LA'S NEW GUY SWAMP BOAT KNOCKS THE DUST OFF THE AIRFIELD IN 2018-19 YFS OPENER

The Intern  • October 13th, 2018

LOS ANGELES – At 8 am some looked to the skies and saw only ominous foreboding- a spooky October sky freakier than a 50 year old Armenian Cougar sniffing rye and coke at Jones Beach on a Tuesday night. Those saggy cloud titties precluded some from embarking on the just and necessary endeavor of once again picking up stick and walloping fuzzy over industrial fencing.

Others looked up to those clouds and saw the promise of an auspicious downpour from the pregnant beyond. A baptism of sorts, a natural christening from the gods both native and yet unknown, washing way the chalk marks that recorded the glories and defeats of a season past to make room for new gobs of glory goo and box scores.

In season two, YFSLA is in ways both literal and metaphorical, embracing expansion. Most notably, the field itself has grown like a mid-90s major leaguer’s head after a six month cycle of Human Growth Hormone. After consultation with YFS Corporate Headquarters it was deemed necessary to expand the dimension of our diamond to create our very own LA urban sprawl. Prop 6 be damned, true stickballers need their glory glands milked- and to do it we need room to roam.

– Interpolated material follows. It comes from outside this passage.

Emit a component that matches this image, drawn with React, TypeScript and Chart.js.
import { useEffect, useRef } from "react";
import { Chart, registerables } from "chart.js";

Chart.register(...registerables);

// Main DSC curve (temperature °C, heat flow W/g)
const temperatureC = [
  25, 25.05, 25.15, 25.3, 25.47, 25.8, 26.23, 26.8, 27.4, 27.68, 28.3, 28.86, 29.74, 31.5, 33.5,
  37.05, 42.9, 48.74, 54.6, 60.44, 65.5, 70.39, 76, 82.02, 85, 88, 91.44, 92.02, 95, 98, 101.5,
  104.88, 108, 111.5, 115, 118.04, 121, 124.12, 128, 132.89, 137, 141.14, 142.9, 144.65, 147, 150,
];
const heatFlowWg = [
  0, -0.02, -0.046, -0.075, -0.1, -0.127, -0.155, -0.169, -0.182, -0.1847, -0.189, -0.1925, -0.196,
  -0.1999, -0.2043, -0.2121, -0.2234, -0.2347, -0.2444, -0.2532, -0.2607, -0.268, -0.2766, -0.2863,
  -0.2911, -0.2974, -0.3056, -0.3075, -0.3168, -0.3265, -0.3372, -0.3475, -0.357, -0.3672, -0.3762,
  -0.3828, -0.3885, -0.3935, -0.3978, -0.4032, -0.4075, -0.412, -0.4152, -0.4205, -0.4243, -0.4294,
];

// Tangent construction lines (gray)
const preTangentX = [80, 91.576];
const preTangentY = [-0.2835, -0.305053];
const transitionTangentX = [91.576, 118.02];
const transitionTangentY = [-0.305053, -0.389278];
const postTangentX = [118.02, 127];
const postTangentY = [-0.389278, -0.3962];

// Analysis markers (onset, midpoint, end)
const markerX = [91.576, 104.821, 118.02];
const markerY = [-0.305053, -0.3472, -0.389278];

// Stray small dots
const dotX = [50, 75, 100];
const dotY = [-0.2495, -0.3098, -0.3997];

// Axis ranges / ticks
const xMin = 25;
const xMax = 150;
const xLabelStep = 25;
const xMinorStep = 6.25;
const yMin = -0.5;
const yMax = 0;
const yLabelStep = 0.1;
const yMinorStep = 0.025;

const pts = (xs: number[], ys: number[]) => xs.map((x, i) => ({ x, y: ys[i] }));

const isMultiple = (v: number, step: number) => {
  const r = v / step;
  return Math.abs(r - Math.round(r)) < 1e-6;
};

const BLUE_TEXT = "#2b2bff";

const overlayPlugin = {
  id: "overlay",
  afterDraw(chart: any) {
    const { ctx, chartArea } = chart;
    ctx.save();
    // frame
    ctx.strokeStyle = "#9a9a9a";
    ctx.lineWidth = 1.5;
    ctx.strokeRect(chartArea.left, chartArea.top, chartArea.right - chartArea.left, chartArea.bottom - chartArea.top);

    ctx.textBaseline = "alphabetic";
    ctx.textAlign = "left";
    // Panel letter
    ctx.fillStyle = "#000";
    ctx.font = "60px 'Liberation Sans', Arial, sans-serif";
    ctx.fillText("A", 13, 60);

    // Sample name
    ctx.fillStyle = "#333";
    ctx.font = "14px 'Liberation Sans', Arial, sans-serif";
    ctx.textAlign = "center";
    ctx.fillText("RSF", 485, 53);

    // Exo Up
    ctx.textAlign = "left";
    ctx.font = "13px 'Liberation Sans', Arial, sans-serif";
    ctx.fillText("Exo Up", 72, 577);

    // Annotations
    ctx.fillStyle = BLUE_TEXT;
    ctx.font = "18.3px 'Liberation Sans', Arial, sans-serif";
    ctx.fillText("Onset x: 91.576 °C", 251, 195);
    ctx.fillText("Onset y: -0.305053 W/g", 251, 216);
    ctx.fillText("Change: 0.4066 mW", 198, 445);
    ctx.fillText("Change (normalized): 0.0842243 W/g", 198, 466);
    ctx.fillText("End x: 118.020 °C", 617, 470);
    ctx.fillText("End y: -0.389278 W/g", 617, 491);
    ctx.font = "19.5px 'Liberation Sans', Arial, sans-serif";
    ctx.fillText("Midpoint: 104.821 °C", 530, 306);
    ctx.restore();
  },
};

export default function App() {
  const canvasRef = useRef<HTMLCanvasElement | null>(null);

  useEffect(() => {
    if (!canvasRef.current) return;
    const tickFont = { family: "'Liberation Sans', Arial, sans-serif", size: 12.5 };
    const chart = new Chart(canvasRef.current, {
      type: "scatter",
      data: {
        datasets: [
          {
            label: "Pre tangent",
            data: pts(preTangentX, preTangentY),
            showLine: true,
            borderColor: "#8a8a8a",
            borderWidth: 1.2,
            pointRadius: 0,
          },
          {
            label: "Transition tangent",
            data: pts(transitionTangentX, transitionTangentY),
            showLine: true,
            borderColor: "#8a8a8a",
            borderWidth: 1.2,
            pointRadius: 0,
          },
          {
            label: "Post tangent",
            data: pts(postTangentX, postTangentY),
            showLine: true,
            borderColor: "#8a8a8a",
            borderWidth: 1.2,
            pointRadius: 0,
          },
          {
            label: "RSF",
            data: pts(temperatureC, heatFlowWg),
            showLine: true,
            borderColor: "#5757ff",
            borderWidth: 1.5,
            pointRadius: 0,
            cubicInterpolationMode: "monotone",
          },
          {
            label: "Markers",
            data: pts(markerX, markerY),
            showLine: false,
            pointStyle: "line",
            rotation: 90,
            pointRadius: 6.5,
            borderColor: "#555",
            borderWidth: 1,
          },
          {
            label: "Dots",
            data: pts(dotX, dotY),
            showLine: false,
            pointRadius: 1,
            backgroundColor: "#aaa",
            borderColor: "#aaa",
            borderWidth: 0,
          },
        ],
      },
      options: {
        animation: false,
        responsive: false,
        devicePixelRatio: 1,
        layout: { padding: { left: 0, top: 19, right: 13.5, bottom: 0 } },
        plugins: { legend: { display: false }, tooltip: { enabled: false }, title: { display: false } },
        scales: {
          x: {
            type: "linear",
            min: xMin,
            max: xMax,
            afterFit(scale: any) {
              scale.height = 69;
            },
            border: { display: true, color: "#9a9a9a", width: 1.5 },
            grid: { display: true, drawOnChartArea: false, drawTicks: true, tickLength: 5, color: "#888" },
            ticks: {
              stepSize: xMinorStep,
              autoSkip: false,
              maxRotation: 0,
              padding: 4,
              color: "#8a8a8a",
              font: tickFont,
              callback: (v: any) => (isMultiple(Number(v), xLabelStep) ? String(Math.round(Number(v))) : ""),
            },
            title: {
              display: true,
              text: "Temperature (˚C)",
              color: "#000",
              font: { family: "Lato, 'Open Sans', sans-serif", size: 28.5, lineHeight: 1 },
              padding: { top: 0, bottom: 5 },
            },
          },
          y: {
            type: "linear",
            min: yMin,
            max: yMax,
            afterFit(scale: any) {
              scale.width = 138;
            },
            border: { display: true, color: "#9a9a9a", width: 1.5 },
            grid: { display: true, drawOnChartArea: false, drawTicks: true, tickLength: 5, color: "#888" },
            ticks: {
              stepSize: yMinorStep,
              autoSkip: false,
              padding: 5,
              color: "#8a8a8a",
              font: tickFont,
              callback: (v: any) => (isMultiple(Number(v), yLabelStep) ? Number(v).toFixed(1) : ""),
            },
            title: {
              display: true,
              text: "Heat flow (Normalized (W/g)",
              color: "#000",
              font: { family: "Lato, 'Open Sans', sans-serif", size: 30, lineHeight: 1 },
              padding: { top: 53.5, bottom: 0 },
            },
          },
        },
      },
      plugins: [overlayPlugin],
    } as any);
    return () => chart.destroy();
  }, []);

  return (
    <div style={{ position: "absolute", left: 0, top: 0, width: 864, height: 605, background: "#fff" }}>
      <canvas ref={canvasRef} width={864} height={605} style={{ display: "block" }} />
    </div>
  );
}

Now the cozy confines of our Blacktop beach have matured into a stately cathedral of pines and chainlink, boasting left and right field foul lines that stretch nearly as far across our very own asphalt as boulevards Wilshire and Venice do across our city.

Continuing our expansion in ways less literal- our brand presence has grown to a level that now rivals the Bellas and Kourtneys and Khloes lining up across the west side for matcha colonics.

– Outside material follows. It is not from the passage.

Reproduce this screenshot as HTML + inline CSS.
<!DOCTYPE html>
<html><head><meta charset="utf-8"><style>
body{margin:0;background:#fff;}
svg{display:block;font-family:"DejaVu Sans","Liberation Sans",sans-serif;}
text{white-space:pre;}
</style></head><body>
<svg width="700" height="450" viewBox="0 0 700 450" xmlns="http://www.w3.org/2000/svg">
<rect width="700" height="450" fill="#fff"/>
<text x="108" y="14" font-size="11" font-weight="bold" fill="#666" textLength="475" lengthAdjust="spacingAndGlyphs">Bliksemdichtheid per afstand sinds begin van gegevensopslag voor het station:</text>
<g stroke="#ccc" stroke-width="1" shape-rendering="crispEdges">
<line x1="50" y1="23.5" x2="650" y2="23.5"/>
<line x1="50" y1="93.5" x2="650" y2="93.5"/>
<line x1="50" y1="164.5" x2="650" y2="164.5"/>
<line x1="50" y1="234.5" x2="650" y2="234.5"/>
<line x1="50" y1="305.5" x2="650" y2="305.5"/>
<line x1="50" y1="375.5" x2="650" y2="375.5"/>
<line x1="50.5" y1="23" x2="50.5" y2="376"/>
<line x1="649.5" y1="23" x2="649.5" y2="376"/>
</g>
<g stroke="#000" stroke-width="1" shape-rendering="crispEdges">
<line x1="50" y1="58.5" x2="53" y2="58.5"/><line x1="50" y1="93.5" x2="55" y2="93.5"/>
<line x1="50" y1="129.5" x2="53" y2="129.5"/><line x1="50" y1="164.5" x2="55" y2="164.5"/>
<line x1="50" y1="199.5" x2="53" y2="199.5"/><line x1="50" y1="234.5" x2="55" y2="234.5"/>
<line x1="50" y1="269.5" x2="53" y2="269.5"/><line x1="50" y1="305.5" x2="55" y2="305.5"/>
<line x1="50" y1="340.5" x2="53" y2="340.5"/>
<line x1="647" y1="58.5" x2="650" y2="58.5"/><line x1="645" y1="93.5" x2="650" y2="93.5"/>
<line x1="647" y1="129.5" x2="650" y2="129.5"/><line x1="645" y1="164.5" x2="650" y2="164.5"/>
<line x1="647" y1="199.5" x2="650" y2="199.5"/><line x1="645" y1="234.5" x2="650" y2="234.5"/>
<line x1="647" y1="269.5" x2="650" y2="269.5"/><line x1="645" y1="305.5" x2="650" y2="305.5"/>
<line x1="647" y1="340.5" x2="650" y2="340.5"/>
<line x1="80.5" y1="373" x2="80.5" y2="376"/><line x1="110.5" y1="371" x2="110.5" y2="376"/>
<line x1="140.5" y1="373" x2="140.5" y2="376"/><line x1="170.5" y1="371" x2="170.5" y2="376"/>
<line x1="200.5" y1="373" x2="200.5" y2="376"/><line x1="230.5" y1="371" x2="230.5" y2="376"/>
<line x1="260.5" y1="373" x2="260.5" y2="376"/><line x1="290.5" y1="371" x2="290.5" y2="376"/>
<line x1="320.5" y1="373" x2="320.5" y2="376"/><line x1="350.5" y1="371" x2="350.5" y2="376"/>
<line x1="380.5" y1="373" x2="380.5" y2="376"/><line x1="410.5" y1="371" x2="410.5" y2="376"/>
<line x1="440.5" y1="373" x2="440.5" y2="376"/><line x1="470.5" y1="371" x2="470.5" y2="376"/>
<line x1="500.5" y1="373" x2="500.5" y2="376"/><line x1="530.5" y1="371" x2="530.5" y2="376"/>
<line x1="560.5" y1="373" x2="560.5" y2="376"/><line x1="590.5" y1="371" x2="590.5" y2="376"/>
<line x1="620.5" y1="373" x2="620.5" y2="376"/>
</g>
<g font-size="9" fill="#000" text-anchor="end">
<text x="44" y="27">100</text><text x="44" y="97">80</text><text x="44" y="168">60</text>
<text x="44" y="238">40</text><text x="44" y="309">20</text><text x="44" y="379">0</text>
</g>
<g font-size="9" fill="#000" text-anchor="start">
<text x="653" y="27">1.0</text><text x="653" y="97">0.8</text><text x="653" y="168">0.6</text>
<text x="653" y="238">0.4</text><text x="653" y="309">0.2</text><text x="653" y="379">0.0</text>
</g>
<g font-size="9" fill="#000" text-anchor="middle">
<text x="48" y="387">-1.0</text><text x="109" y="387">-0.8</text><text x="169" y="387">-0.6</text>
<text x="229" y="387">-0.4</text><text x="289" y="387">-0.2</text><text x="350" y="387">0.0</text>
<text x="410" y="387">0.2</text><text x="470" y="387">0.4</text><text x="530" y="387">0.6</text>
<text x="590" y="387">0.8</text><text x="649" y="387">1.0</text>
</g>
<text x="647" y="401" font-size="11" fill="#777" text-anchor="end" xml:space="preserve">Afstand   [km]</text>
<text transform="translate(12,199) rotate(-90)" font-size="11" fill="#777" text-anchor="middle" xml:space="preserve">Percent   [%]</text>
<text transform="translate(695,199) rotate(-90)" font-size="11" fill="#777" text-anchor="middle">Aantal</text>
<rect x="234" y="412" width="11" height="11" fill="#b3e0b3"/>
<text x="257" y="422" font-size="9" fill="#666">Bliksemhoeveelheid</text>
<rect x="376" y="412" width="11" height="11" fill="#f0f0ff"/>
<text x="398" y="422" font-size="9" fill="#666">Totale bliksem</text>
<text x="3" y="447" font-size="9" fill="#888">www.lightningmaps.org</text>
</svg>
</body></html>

Thanks to some serious foresight and the marketing genius of the YFSLA Co-Commissioner Jeff D. AKA Jeff. YFSLA now carries a line of streetwear that showcases our brand to all of Tinseltown. Members have been spotted by the public wearing these vestments outside such venerated YFSLA haunts as The Cozy Inn, Jumbos Clown Room, and Colin Firth’s house.  Should any of these new walking lifestyle statements produce even 3 new recruits hellbent on sending ball jammers into picnics, they will be worth the sweat and money poured into them.

And finally, our expansion continues within our ranks. A recent transplant from New Orlean by the name of Casey Z. AKA Swamp Boat AKA Gumbo Charlie AKA The Game has brought his southern swagger to the Airfield where he’s already marked his territory with three dick shriveling bombs that fact checked the manhood of every witness on the field. No doubt his smooth as Sazarac swing and Zatarans level spice will bring a welcome flavor to our brotherhood.

As for the games themselves, a squad of Reds featuring The Intern, Jeff, Raw Dog, The Noreaster and Motorboat produced exactly 0 runs in the first tilt while Gumbo Charlie knocked two “Say hey to your mothers” for his crew of blacks that included Golf Shotz, Pracher, Adam AKA PA, and The Algorithm.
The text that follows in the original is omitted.